I can honestly say that for the most part I haven't enjoyed being pregnant.... and it kills me to say that!! When you wish, hope, dream, and pursue something for almost half of your life, and it turns out shitty, you wonder what the whole point was. I mean really, it is like holding out for that first drink when you turn 21 and then the first drink makes you puke til you can't breathe... It is all the buildup that you face, and then when the let down comes, it really pisses you off when it isn't all that you expected it to be. I wanted this whole pregnancy thing to be beautiful. I wanted it to be uneventful. Ha, well now that we have gotten to the finish line, or close to it anyway, I cannot let go of the anger that I feel, that my "dream" wasn't realized, and I am not so sure how to get over these feelings that I have. What hurts me even more is that I have realized that I have had such a bad go of this, that Turtle may be the only baby that we have. I just don't think I could put myself, or Clark through this again. Sure everyone says those feelings will pass when Turtle gets here, and we fall madly in love with her, but hey what if that doesn't happen?? I mean come on, what am I going to do if I cannot bond to this baby, and be the good mother that I want to be?? What if I end up resenting her because I pretty much hated being pregnant with her?? Geez nothing like an end of the year reflection to make you totally look and feel like an asshole huh??!!

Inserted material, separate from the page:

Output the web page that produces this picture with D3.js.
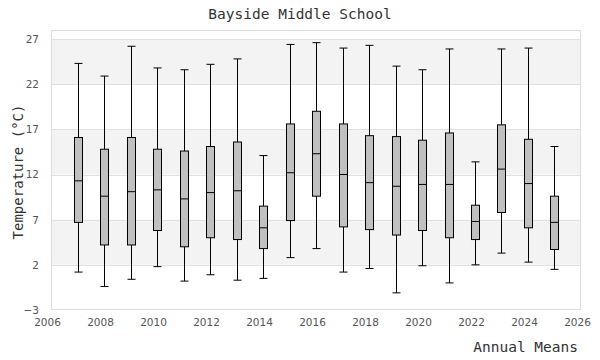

So, Kent goes back to school tomorrow, Clark goes back to work, and I get the house back to myself... THANK GOD!!! I cannot tell you how hard it has been to have my schedule all disrupted by 2 males who while they may live here, are interlopers in my daytime world!! GAH!!!
So, my bag is packed, and Turtle's bag is packed. Her room is done for the most part... still no crib, but that will come after she gets here, because she will be sleeping in a bassinet in our room for the first little while. So, now we wait. I was kindly hoping that she would evict herself before now, or maybe shortly here into the New Year, but we will see. She has become quite the little romper room fetus, and I think I can safely send back my Doppler now!!! I had on OB appointment last Thursday, and I was checked internally, fingertip dilated, and like 25% effaced... so not much going on for all the discomfort I have been having. Hopefully this Thursdays exam will have some progress that I can report, I pray that it does anyway, because I am DONE... COOKED... STICK ME ALREADY!! :o)
P.S. I want all of the people out there in BlogLand who are still struggling with Infertility of any kind to know that I wish for your dreams and desires to come true this coming year. Keep fighting that fight with all your heart!!!